On Sunday, the Dagestan affiliate of the Caucasus Emirate, a separatist group in Russia that has been tied to al Qaeda by the United Nations, issued a statement denying responsibility for the attacks in Boston. Here's a translation by the jihadist media clearinghouse blog Jihadology:

[T]here are speculative assumptions that [Tamerlan Tsarnaev] may have been associated with the Mujahideen of the Caucasus Emirate, in particular with the Mujahideen of Dagestan.

The Command of the Province of Dagestan indicates in this regard that the Caucasian Mujahideen are not fighting against the United States of America. We are at war with Russia, which is not only responsible for the occupation of the Caucasus, but also for heinous crimes against Muslims.

The statement also stressed that the leader of the Caucasus Emirate, Doku Umarov, has discouraged targeting civilians and blamed speculation about the Tsarnaevs' connection to Chechen separatists on Russian propaganda.

The Caucasus Emirate has been under particular scrutiny for the attacks, given the Tsarnaevs' Chechen heritage and older brother Tamerlan's trip to Chechnya and Dagestan last year, which some reports have tied to his radicalization.

The statement does not definitively indicate that the Tsarnaevs are not connected to the Caucasus Emirate, however. "The Caucasus Emirate is a very decentralized structure organizationally so I wouldn't necessarily say they speak on behalf of other wilayah or jama'at or even the emir Dokku Umarov," writes Aaron Zelin, the Richard Borow fellow at the Washington Institute for Near East Policy and founder of Jihadology, whom FP reached by email this morning. "The Caucasus Emirate is the main jihadi umbrella, but there are a bunch of wilayah and jama'at that work under it.

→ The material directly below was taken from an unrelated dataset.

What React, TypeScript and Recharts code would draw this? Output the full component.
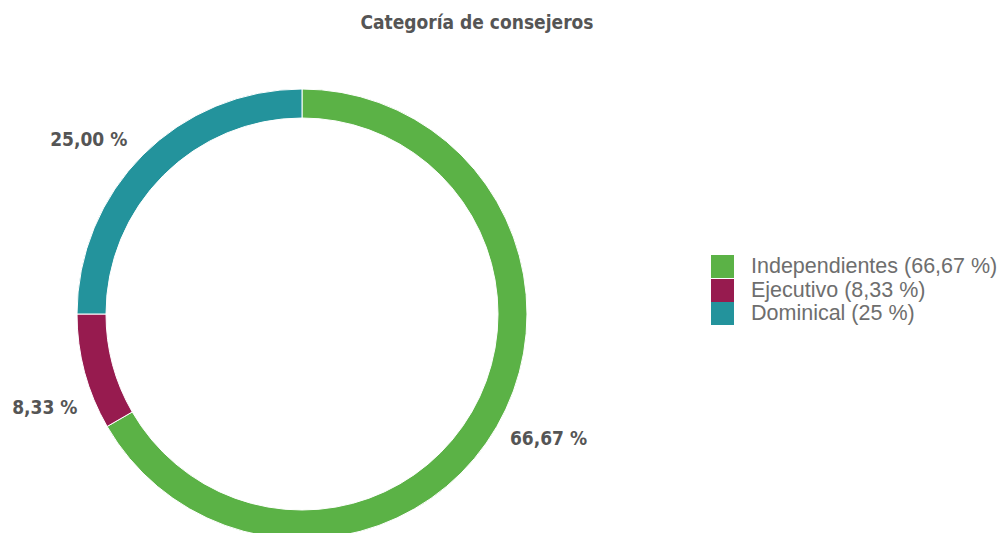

I don't think we know enough information to determine if they could have worked with others."

The Dagestan affiliate of the Caucasus Emirate is not the first jihadist group to deny involvement in the attacks. The Pakistani Taliban issued a statement denying responsibility almost immediately after the bombings last week, with a spokesman for the organization saying, "Certainly, America is our target and we will attack the U.S. and its allies whenever the [Pakistani Taliban] finds the opportunity, but we are not involved in this attack."